Oh, saya tidak menduga!
Ni Nyoman tak hanya memberi saya sate lilit, tapi mempersilahkan saya mencoba Betutu dan Tum bikinannya. Saya dan suaminya berbicara tentang bermacam restoran di sekitar Petitenget, termasuk bagaimana pengelolaan Warung Eny’s jika kelak mereka menua nanti. “Memang, cepat sekali perubahan terjadi disini. Tidak masalah berada di antara restoran asing. Di warung kami, makanan Bali akan terus terasa makanan Bali.
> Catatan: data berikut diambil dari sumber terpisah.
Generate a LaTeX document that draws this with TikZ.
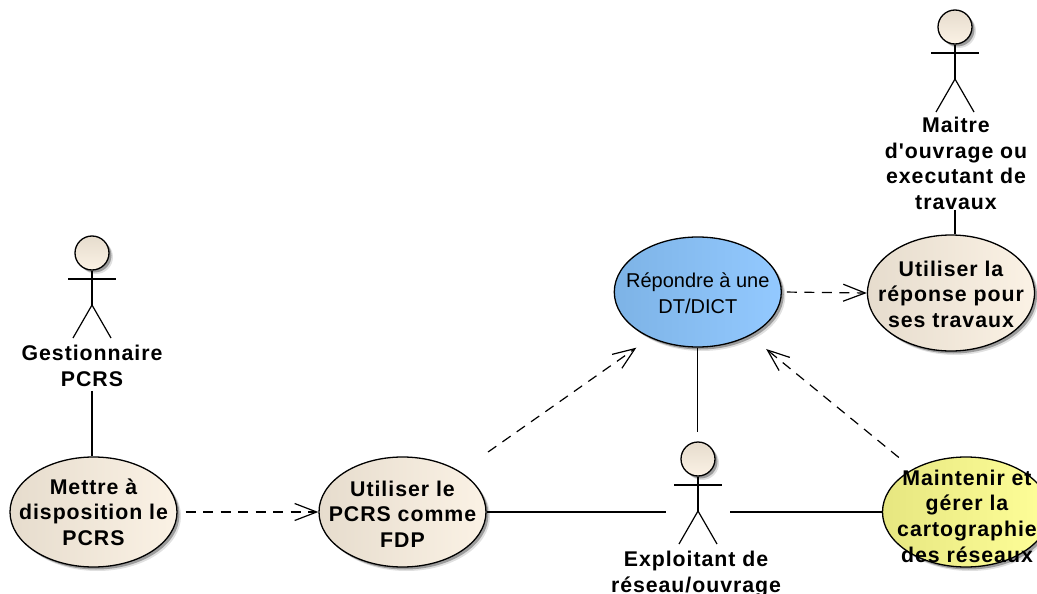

Begitupun keluarga kami, tetaplah Bali. Anak-anak kami akan menjaganya tetap sama.”
Saya kemudian beranjak ke Pantai Petitenget. Memandang lautan yang berubah merah bagai darah ketika Surya terbenam. Kehidupan pantai ini berdenyut, oleh wajah-wajah baru dari berbagai pelosok bumi. Musik rancak bertalu dengan angin, menerbangkan bau makanan dari restoran makanan negeri seberang. Namun saya teringat sate lilit. Ni Nyoman Supadmi, wangi batang Serai yang menguar dari baluran daging hangat, ruangan remang dengan foto-foto tahun sembilan puluhan, tak ketinggalan sapa pemilik kedai yang ramah. Di pojok Jalan Petitenget No.9 itu, tempat ingatan akan masa nyanyian kodok sebelum berganti suara klakson kendaraan, tempat rasa Bali terhidang purna.